Shot in the most remote school in the world, this modest Bhutanese gem keeps its story simple and life-affirming.
Dir. Pawo Choyning Dorji
2019 | Bhutan | Drama | 110 mins | 2.35:1 | Bhutanese
Not rated (likely to be PG)
Cast: Sherab Dorji, Tshering Dorji, Kelden Lhamo Gurung, Ugyen Norbu Lhendup, Pem Zam
Plot: A young teacher in modern Bhutan shirks his duties while planning to go to Australia to become a singer. As a reprimand, his superiors send him to the most remote school in the world, a glacial Himalayan village called Lunana, to complete his service.
Awards: Official Selection (Busan)
International Sales: Films Boutique
Subject Matter: Family/Light
Narrative Style: Straightforward
Audience Type: Slightly Arthouse
It’s not everyday you get to see a film from Bhutan. Directed by Pawo Choyning Dorji in his first feature film, Lunana: A Yak in the Classroom is one of those small ‘world cinema’ type discoveries that keeps me going as a programmer.
It’s a modest gem by Dorji, who recently produced Hema Hema: Sing Me a Song While I Wait (2016) by Bhutan’s representative filmmaker Khyentse Norbu.
Lunana takes us to the remote highlands where there is no direct access except to trek up the terrain for days on end.
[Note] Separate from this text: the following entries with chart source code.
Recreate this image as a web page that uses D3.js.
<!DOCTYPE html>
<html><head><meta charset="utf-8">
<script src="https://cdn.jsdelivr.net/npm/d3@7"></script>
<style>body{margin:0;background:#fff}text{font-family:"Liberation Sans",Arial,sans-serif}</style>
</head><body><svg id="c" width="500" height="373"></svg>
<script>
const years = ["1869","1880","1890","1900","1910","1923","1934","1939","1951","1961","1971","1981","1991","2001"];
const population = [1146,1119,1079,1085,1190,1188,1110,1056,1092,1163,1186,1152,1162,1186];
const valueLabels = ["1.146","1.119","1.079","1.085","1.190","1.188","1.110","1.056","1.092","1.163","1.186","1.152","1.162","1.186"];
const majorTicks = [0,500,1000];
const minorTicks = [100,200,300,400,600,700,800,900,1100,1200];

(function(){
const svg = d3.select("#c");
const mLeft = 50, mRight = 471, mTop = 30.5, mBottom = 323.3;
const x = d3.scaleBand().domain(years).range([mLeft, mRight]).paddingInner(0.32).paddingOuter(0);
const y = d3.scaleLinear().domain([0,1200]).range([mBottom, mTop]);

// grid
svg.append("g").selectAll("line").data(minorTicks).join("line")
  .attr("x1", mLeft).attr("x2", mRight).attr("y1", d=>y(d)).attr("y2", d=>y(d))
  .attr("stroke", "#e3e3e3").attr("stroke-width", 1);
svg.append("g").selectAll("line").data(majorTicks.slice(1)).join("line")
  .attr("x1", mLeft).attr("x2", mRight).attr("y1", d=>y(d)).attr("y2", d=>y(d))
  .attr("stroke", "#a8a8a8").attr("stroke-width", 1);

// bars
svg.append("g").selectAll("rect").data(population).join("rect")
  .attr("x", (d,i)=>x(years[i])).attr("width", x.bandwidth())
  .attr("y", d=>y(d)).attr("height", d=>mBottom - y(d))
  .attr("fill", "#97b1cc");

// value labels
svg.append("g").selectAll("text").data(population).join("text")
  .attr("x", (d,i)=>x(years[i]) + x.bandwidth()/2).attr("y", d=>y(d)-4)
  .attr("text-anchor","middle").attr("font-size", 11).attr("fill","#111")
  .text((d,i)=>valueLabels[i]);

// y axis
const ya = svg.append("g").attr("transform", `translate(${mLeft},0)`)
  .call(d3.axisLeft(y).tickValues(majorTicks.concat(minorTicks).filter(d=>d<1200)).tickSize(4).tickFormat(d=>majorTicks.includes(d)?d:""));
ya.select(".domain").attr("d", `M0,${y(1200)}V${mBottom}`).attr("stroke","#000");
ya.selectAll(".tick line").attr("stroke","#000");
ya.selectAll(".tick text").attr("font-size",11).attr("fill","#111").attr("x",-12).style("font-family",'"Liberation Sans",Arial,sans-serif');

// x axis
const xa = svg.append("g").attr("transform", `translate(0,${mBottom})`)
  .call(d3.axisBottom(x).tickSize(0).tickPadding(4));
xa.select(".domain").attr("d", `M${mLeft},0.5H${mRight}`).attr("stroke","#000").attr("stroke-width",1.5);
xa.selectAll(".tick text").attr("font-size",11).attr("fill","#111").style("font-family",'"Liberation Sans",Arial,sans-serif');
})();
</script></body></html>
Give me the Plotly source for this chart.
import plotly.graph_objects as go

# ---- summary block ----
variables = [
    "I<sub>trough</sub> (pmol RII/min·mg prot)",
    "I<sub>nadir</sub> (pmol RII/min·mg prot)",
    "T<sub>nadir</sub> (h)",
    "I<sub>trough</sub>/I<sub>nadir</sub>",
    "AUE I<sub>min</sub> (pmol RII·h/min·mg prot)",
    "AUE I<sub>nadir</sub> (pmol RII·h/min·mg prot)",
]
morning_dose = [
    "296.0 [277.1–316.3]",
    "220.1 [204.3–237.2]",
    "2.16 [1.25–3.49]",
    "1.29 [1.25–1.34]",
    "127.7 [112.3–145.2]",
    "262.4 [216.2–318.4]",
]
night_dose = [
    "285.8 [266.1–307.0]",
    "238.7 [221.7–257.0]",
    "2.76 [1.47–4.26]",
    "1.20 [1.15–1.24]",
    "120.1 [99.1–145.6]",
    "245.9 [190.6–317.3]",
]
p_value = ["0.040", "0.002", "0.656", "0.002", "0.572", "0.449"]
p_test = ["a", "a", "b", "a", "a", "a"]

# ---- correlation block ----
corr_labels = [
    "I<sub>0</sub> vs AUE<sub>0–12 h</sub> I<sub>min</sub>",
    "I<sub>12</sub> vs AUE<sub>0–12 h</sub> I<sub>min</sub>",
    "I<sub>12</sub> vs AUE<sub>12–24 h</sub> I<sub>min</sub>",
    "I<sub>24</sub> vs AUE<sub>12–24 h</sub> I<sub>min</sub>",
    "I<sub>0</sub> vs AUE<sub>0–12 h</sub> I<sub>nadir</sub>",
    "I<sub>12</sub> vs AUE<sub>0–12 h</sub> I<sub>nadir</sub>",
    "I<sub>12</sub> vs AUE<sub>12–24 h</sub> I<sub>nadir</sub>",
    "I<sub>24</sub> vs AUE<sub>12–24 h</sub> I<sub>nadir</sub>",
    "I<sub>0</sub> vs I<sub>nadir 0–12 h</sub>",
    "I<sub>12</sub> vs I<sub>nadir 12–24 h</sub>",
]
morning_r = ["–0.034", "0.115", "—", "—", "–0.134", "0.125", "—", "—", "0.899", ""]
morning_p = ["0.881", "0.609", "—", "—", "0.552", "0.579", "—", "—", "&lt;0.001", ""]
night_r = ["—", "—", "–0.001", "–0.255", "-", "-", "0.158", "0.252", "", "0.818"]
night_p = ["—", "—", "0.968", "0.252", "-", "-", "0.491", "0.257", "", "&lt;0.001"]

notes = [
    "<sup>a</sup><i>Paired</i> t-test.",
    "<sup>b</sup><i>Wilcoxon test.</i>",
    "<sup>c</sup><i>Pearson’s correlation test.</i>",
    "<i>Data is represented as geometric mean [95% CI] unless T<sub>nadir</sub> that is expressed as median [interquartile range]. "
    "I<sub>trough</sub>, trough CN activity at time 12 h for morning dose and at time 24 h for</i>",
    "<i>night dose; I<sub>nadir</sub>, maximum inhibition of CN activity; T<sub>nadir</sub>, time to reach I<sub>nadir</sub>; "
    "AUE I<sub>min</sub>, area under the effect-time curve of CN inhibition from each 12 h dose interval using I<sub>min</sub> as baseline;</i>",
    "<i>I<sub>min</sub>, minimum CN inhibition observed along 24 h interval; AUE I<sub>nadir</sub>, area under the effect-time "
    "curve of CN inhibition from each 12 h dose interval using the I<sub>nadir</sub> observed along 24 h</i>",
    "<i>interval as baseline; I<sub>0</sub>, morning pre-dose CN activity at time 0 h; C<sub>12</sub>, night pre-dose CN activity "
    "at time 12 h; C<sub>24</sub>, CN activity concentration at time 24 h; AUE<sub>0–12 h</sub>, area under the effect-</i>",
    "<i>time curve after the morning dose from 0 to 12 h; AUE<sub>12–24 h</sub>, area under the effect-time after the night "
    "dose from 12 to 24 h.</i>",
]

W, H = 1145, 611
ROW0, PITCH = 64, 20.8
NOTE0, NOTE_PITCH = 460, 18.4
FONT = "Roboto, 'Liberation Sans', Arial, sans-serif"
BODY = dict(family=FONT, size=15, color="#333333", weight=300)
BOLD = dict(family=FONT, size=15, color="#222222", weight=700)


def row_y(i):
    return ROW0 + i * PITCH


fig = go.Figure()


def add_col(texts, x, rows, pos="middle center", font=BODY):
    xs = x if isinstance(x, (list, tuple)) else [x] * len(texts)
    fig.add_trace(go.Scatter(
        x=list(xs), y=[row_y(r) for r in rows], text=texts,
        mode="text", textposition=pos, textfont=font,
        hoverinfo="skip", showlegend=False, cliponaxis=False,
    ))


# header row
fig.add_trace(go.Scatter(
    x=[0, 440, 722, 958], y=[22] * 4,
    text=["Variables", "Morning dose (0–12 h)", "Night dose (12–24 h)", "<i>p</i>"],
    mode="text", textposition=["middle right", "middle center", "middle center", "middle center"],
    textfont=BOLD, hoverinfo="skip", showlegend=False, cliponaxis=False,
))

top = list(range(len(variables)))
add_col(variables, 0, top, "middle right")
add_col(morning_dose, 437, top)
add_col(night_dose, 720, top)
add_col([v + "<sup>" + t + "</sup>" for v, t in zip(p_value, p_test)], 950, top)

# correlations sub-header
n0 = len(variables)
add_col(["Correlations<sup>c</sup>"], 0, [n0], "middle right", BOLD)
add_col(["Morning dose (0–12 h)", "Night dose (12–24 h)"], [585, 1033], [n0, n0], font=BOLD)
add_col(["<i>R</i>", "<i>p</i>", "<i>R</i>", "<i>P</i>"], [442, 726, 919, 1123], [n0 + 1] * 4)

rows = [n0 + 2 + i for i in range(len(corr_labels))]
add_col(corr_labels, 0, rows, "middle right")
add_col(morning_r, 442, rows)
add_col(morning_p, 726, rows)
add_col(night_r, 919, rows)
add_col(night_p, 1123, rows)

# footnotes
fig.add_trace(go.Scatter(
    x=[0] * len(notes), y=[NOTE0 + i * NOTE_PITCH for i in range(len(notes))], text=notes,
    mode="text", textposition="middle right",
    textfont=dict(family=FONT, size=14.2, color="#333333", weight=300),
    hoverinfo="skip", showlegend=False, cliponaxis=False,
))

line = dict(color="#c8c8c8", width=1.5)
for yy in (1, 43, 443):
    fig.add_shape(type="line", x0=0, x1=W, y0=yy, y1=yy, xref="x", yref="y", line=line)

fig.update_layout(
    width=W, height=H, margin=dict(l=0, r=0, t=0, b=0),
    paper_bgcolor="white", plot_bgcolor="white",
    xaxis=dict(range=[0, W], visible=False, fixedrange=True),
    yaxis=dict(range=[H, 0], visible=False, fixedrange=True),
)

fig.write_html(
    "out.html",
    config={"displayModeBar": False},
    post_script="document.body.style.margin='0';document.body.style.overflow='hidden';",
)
Up there where yaks graze the mountains lies a tiny village with a handful of people.
Ugyen, a severely unmotivated city teacher with dreams of migrating to Australia to become a singer, is sent there to teach to fulfil his final year as a government-contracted civil servant.
It is a simple story told with simplicity and great beauty. While shots of the extraordinary Bhutanese landscape are to die for, it is the lives of these yak-herders and cordyceps-pickers that we find resonance with, particularly their children, who are so motivated to learn that even the barest of classrooms can’t temper their spirit. One of them, Pem Zam, who plays herself, is remarkable.
Due to the remoteness and lack of facilities, the film was shot on solar-charged batteries.
Lunana is life-affirming and fulfils one of the most essential aims of cinema—which is to open up windows for us to see different parts of the world. As an educator myself, this film struck me emotionally.
It reminded me that there are places where teachers are highly-respected, where children desperately want to learn, where parents have hopes that the next generation will not be like them.
This will be an eye-opener for educators in Singapore, where we drown ourselves in pedagogy, theory and assessment, sometimes at the expense of the very people whom we are trying to teach.
Bhutan continues to be famous for being the happiest nation in the world, so if we are to talk about the ‘joy of learning’ in Singapore, there’s no better way but to learn from the masters themselves.
Lunana is a highly-accessible work, a docu-drama if you will, and certainly an excursion that will prove illuminating for everyone, especially teachers in need of some kind of elixir.